Although West Bengal, Uttar Pradesh and Punjab were the top three states in terms of area and production of rice in 2015–16, compared in terms of productivity/ha, Punjab stands first and Uttar Pradesh and West Bengal are at the fifth and the fourth positions respectively.13 Some of the key reasons for lower productivity in these states are their relatively low irrigation cover, low fertilizer usage and low procurement of rice. As a result of highest productivity of rice on per ha basis,14 and robust procurement system, the profitability of farmers in rice cultivation over their paid out costs (cost A2) is the highest in Punjab (Figure 2). High profits keep farmers locked in paddy cultivation despite high social costs—the depleting water table, the burning of paddy straw, etc.
Figure 2: Profitability in Paddy Cultivation over Paid Out Costs (Cost A2) across Major Paddy Growing States (Triennium Average Ending 2014–15)
Source: Commission for Agriculture Costs and Prices (CACP), 2017–18.15
From the sustainability point of view, one needs to analyse the issues differently for a better understanding of the problems, especially water-related ones. First, land productivity across states should be compared only for irrigated rice to make it comparable among states. Such a comparison shows Tamil Nadu topping the list (Figure 3a). Second, and most importantly, one should estimate rice productivity per unit of irrigation water, say per lakh litres of irrigation water. Such an analysis can throw greater light on the issue of sustainable agriculture. The results of this analysis are stunning. Punjab, instead of being at the top, slips to the bottom amongst major rice-growing states. Paddy in Punjab, from this view point, is certainly not a wise choice. West Bengal can produce almost 42 kg of rice from one lakh litres of irrigated water, while Punjab can produce only 19 kg from the same quantity of water. More precisely, Punjab consumes almost two times more water than West Bengal and almost three times more water than Bihar for producing the same amount of rice (Figure 3b). Bihar has the highest productivity of rice per unit of irrigation water (56 kg of rice per lakh litre of irrigation water). This is commendable. But unfortunately, states with high productivity rankings on per unit of water basis (Bihar, Assam, and West Bengal) do not have an efficient procurement system for rice and their farmers often face prices for paddy way below the corresponding minimum support prices (MSPs) obtained by farmers from Punjab. The net result of such a policy environment is that their profitability remains much lower.

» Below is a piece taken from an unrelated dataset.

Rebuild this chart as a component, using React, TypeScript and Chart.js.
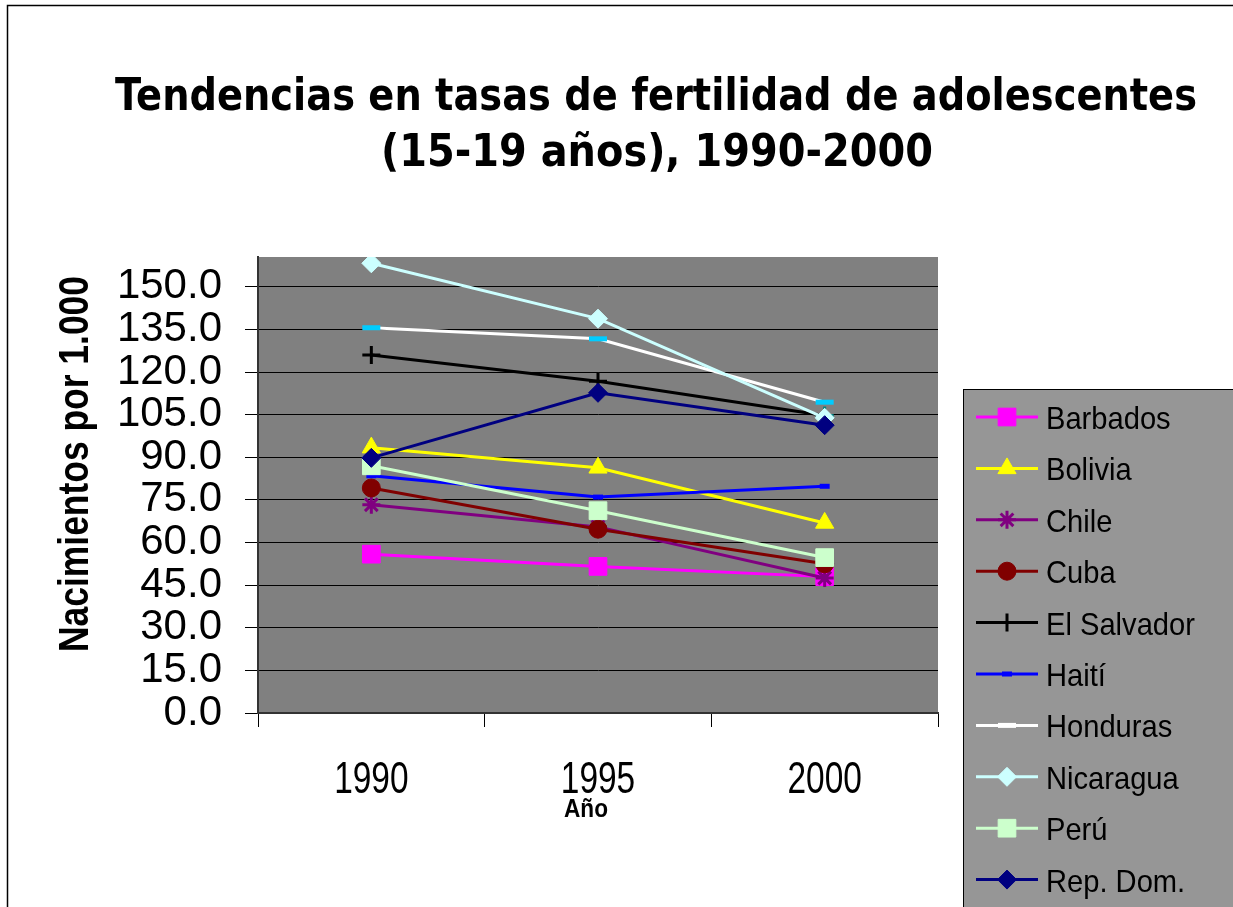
import React, { useEffect, useRef } from 'react';
import { Chart, registerables } from 'chart.js';
import { drawPoint } from 'chart.js/helpers';

Chart.register(...registerables);

// ---------- data ----------
const years = ['1990', '1995', '2000'];
const titleLines = ['Tendencias en tasas de fertilidad de adolescentes', '(15-19 años), 1990-2000'];
const yAxisTitle = 'Nacimientos por 1.000';
const xAxisTitle = 'Año';
const countries = ['Barbados', 'Bolivia', 'Chile', 'Cuba', 'El Salvador', 'Haití', 'Honduras', 'Nicaragua', 'Perú', 'Rep. Dom.'];

const barbados = [55.9, 51.6, 48.0];
const bolivia = [93.4, 86.3, 66.9];
const chile = [73.3, 65.5, 47.5];
const cuba = [79.2, 64.7, 52.5];
const elSalvador = [126.0, 116.8, 104.7];
const haiti = [83.5, 76.0, 79.8];
const honduras = [135.6, 131.7, 109.4];
const nicaragua = [158.3, 138.8, 103.9];
const peru = [87.0, 71.2, 54.7];
const repDom = [89.8, 112.7, 101.3];

const seriesValues = [barbados, bolivia, chile, cuba, elSalvador, haiti, honduras, nicaragua, peru, repDom];

const yStep = 15;
const yMax = 160.5;

// ---------- styles ----------
type Sty = { line: string; pt: string | string[]; legendPt?: string; style: string; r: number; bw: number; fill: boolean };
const styles: Sty[] = [
  { line: '#ff00ff', pt: '#ff00ff', style: 'rect', r: 12.5, bw: 1, fill: true },
  { line: '#ffff00', pt: '#ffff00', style: 'triangle', r: 10.5, bw: 1, fill: true },
  { line: '#800080', pt: '#800080', style: 'star', r: 9, bw: 3, fill: false },
  { line: '#800000', pt: '#800000', style: 'circle', r: 9, bw: 1, fill: true },
  { line: '#000000', pt: ['#000000', '#000000', '#008080'], legendPt: '#000000', style: 'cross', r: 9, bw: 3, fill: false },
  { line: '#0000ff', pt: '#0000ff', style: 'line', r: 5, bw: 5, fill: false },
  { line: '#ffffff', pt: '#00ccff', legendPt: '#ffffff', style: 'line', r: 9, bw: 5, fill: false },
  { line: '#ccffff', pt: '#ccffff', style: 'rectRot', r: 9.5, bw: 1, fill: true },
  { line: '#ccffcc', pt: '#ccffcc', style: 'rect', r: 12.5, bw: 1, fill: true },
  { line: '#000080', pt: '#000080', style: 'rectRot', r: 9.5, bw: 1, fill: true },
];

function drawScaledText(ctx: CanvasRenderingContext2D, text: string, cx: number, baseline: number, font: string, targetWidth: number | null, sx?: number) {
  ctx.save();
  ctx.font = font;
  const w = ctx.measureText(text).width;
  const s = targetWidth ? targetWidth / w : (sx || 1);
  ctx.translate(cx, baseline);
  ctx.scale(s, 1);
  ctx.textAlign = 'center';
  ctx.textBaseline = 'alphabetic';
  ctx.fillText(text, 0, 0);
  ctx.restore();
}

const decorPlugin = {
  id: 'decor',
  beforeDraw(chart: any) {
    const { ctx, chartArea, width, height } = chart;
    ctx.save();
    ctx.fillStyle = '#ffffff';
    ctx.fillRect(0, 0, width, height);
    // outer frame
    ctx.strokeStyle = '#000000';
    ctx.lineWidth = 1.5;
    ctx.beginPath();
    ctx.moveTo(width + 2, 5.5);
    ctx.lineTo(7.5, 5.5);
    ctx.lineTo(7.5, height + 2);
    ctx.stroke();
    // plot background
    ctx.fillStyle = '#808080';
    ctx.fillRect(chartArea.left, chartArea.top, chartArea.right - chartArea.left, chartArea.bottom - chartArea.top);
    ctx.restore();
  },
  afterDraw(chart: any) {
    const { ctx } = chart;
    ctx.save();
    ctx.fillStyle = '#000000';
    // title
    drawScaledText(ctx, titleLines[0], 656, 110, 'bold 44px "DejaVu Sans", Verdana, sans-serif', 1082);
    drawScaledText(ctx, titleLines[1], 657, 166, 'bold 44px "DejaVu Sans", Verdana, sans-serif', 552);
    // x tick labels
    const xs = chart.scales.x;
    years.forEach((y, i) => {
      drawScaledText(ctx, y, xs.getPixelForValue(i), 793, '44px "Liberation Sans", Arial, sans-serif', null, 0.76);
    });
    // x title
    drawScaledText(ctx, xAxisTitle, xs.getPixelForValue(1) - 12, 817, 'bold 25px "Liberation Sans", Arial, sans-serif', 44);
    // y title
    ctx.save();
    ctx.translate(73, 464);
    ctx.rotate(-Math.PI / 2);
    ctx.font = 'bold 42px "Liberation Sans", Arial, sans-serif';
    const w = ctx.measureText(yAxisTitle).width;
    ctx.scale(376 / w, 1);
    ctx.textAlign = 'center';
    ctx.textBaseline = 'alphabetic';
    ctx.fillText(yAxisTitle, 0, 15);
    ctx.restore();

    // legend
    const lx = 963.5, ly = 389.5;
    ctx.fillStyle = '#969696';
    ctx.fillRect(lx, ly, 400, 600);
    ctx.strokeStyle = '#000000';
    ctx.lineWidth = 1;
    ctx.strokeRect(lx, ly, 400, 600);
    chart.data.datasets.forEach((ds: any, i: number) => {
      const st = styles[i];
      const cy = 417 + i * 51.4;
      ctx.strokeStyle = st.line;
      ctx.lineWidth = 3;
      ctx.beginPath();
      ctx.moveTo(976, cy);
      ctx.lineTo(1038, cy);
      ctx.stroke();
      const pc = st.legendPt || (st.pt as string);
      ctx.fillStyle = st.fill ? pc : 'rgba(0,0,0,0)';
      ctx.strokeStyle = pc;
      ctx.lineWidth = st.bw;
      drawPoint(ctx, { pointStyle: st.style, radius: st.r, borderWidth: st.bw, rotation: 0 } as any, 1007, cy);
      ctx.fillStyle = '#000000';
      ctx.save();
      ctx.font = '32px "Liberation Sans", Arial, sans-serif';
      ctx.translate(1046, cy + 12);
      ctx.scale(0.91, 1);
      ctx.textAlign = 'left';
      ctx.textBaseline = 'alphabetic';
      ctx.fillText(ds.label, 0, 0);
      ctx.restore();
    });
    ctx.restore();
  },
};

export default function App() {
  const canvasRef = useRef<HTMLCanvasElement | null>(null);

  useEffect(() => {
    if (!canvasRef.current) return;
    const n = countries.length;
    const datasets = countries.map((name, i) => {
      const st = styles[i];
      return {
        label: name,
        data: seriesValues[i],
        borderColor: st.line,
        borderWidth: 3,
        pointStyle: st.style,
        pointRadius: st.r,
        pointHoverRadius: st.r,
        pointBorderWidth: st.bw,
        pointBorderColor: st.pt,
        pointBackgroundColor: st.fill ? st.pt : 'rgba(0,0,0,0)',
        fill: false,
        tension: 0,
        order: n - i,
      };
    });

    const chart = new Chart(canvasRef.current, {
      type: 'line',
      data: { labels: years, datasets },
      plugins: [decorPlugin],
      options: {
        responsive: false,
        animation: false,
        events: [],
        layout: { padding: { top: 257, right: 295, bottom: 94, left: 0 } },
        plugins: {
          legend: { display: false },
          title: { display: false },
          tooltip: { enabled: false },
        },
        scales: {
          x: {
            type: 'category',
            offset: true,
            grid: {
              offset: true,
              drawOnChartArea: false,
              drawTicks: true,
              tickLength: 14,
              color: '#000000',
              lineWidth: 1,
            },
            border: { display: true, color: '#333333', width: 2 },
            ticks: { display: false },
            afterFit: (s: any) => { s.height = 100; },
          },
          y: {
            type: 'linear',
            min: 0,
            max: yMax,
            grid: {
              color: '#000000',
              lineWidth: 1,
              drawTicks: true,
              tickLength: 13,
            },
            border: { display: true, color: '#333333', width: 2 },
            ticks: {
              stepSize: yStep,
              includeBounds: false,
              autoSkip: false,
              padding: 23,
              color: '#000000',
              font: { family: '"Liberation Sans", Arial, sans-serif', size: 42 },
              callback: (v: any) => Number(v).toFixed(1),
            },
            afterBuildTicks: (s: any) => {
              s.ticks = s.ticks.filter((t: any) => t.value % yStep === 0 && t.value <= 150);
            },
            afterFit: (s: any) => { s.width = 258; },
          },
        },
      },
    });
    return () => chart.destroy();
  }, []);

  return (
    <div style={{ position: 'absolute', left: 0, top: 0, width: 1233, height: 907, overflow: 'hidden' }}>
      <canvas ref={canvasRef} width={1233} height={907} style={{ display: 'block', width: 1233, height: 907 }} />
    </div>
  );
}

Figure 3: Comparison of Irrigated Land Productivity and Irrigation Water Productivity of Rice across the States (2013–14)
Source: National Sample Survey Office (NSSO), 2013–14; Authors’ calculation using data from CACP, 2013–14.16
In the light of this new analysis, is Punjab suitable for cultivating rice? Should one promote rice there despite having its highest land productivity but lowest water productivity? The answer is definitely no.
But how does one shift Punjab towards sustainable agriculture? The government as well as the farmers know that paddy cultivation is not good for the future generations as the water table is depleting fast. But it is the high profitability that acts as a deterrent. The state’s farmers are ready to switch to other crops provided the profitability is not less than that of paddy.
As a first step, Punjab passed the Punjab Preservation of Subsoil Water Act, 2009.17 The Act is directed towards delayed sowing and transplanting of the paddy crop with a view to saving the depleting water table. But it has not been able to turn Punjab away from paddy or even arrest the depleting water table. More focused steps are necessary for a significant turnround. The first should be to reorient the policy of free electricity for agriculture and shift towards Direct Benefit
Transfer (DBT), i.e. putting that much money directly into the accounts of the farmers. It can be tweaked so that large farmers get a bit less than small farmers on a per ha basis. The pricing of electricity can be on a full cost recovery basis with metered power. This will encourage farmers to save power bills and that will help indirectly to save groundwater without impacting the profitability of paddy farmers.
The next best step could be to adopt efficient irrigation methods to reduce water loss. There is no need to keep paddy fields flooded all the time. One can irrigate paddy every three or four days so that standing water is fully used before the next round of the irrigation. This itself can save almost one-fourth of the irrigation water and electricity use. Pilot studies are being carried out to understand the feasibility of drip irrigation technology in rice cultivation. Drip manufacturers carrying out the pilot studies with state agricultural universities claim from recorded data that it saves irrigation water by 66 per cent, reduces electricity consumption by 52 per cent and increase yield by 50 per cent.18
The Johl Committee had recommended crop diversification in Punjab way back in 1986. A recent study on Punjab by the Indian Council for Research on International Economic Relations (ICRIER)19 also suggests diversification away from paddy to maize (corn), livestock, and fruits and vegetables. Maize uses one-fifth of the water needed for paddy irrigation and can save 80 per cent of the power subsidy of the state on a per ha basis when farmers shift from paddy to maize. The saving can be used to promote maize-based value chains, such as incentivizing feed mills,20 silage units, and starch factories21 based on corn. But farmers must be assured of at least the same profitability as in paddy, if not more. For this, if necessary, the state government must intervene in maize markets for some time, in the greater interest of protecting the state’s depleting water table. The way forward is to identify blocks where the water table is worst affected, and encourage farmers to grow maize and procure it, if needed, and discourage procurement of paddy in those blocks. Punjab currently has less than 3 per cent area under fruits and vegetables compared to 8 per cent across the country. It can encourage farmers towards fruits and vegetables duly supported by cold chains and processing units. The process has to be demand driven, i.e. first identify the markets and then usher in change in the production systems. Only then can Punjab farmers raise their incomes and make agriculture sustainable and productive.